C++ / Unix Functionality

  1. C++ / Unix Functionality
        1. C/C++ Libraries
        2. Integration with Unix

Here, we review the pertinent functionalities underlying both C/C++ and unix.

C/C++ Libraries

Glotzilla will implement a precompiled utility library that can be used to aid development of new simulation and data analysis codes in C/C++. Although such libraries will initially be written in C++, the general idea can be extended to other programming languages that support pre-compiled headers such as Fortran-90 and Java in the form of a general API. The idea underlying C libraries is straightforward: a common task that is performed by many programmers need not be re-written each time. Rather, a standard implementation of the task is made readily available via a one-line “#include” statement. For example, consider the C <stdio.h> library, which supplies a set of functions for printing to the screen from a C/C++ code (a process that involves thousands of lines of source code if written from scratch). 

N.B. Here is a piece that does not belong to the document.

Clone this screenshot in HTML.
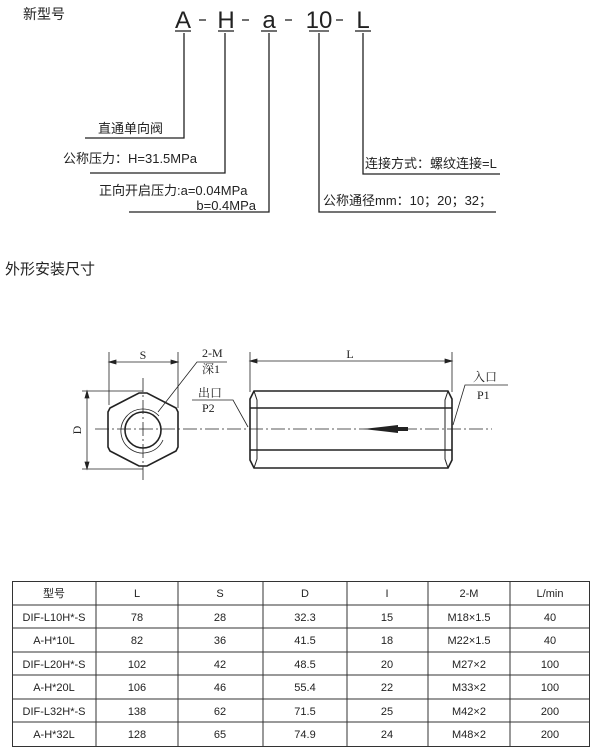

int main(int argc, char**argv)
{
   printf("Hello World!");
   return 0;
}

The program above calls the printf function to print the words “Hello World!” to the screen. The printf function is made available to the programmer by using the command “#include <stdio.h>” at the top of the file. This form of standardization 1) decreases the size of codes, 2) increases the accuracy and performance of codes. The C/C++ standard includes hundreds of pre-compiled libraries for performing tasks such as storing memory, manipulating data, writing to files, and performing mathematical calculations.

Integration with Unix

The vast majority molecular simulation research is carried out under unix-based operating systems such as MacOS or Linux. Glotzilla will integrate with such environments by providing binaries for performing common simulation and data analysis tasks from the unix command line. In unix, a binary (i.e., a set of computer instructions) can be executed by calling its name from the terminal. 

host $ ls
Desktop Movies Documents Pictures

The example above demonstrates the execution of the unix “ls” (list) function, which, returns a directory listing to the screen (stdout) when executed. Users can execute custom binaries compiled in C/C++ or other computer languages in an identical fashion.

A particularly powerful feature of unix-based operating systems is the ability to “pipe” the output (stdout) of one process to the input (stdin) of another. This allows users to create chains of processes linked by their input/output (I/O) streams. As pipes process information in memory, chains of processes connected by pipes perform nearly as well as individual executables. The advantage lies in the fact that linking together executables in a modular fashion is results in many more permutations of useful processes. 

host $ ls
Desktop Movies Documents Pictures

host $ ls | grep Movies
Movies

This general idea is demonstrated in the example above, where a user sends the output of “ls” to the input of “grep” using the pipe operator “|.” The “grep” function acts as a filter, printing only files that match the regular expression “Music”. 

host $ ls | grep "Movies"
Movies

host $ ls | grep Movies | wc
       1       1       7

In next example, the output of the grep function is passed to the “wc” (word count) function, which writes the number of lines, words, and characters on to stdout. This general approach to data manipulation is referred to as the “pipes and filters” paradigm, since the flow of data through the unix pipeline is similar to the flow of mass through a physical pipeline. Here each program in the pipeline acts as a filter and passes the datastream to the next program.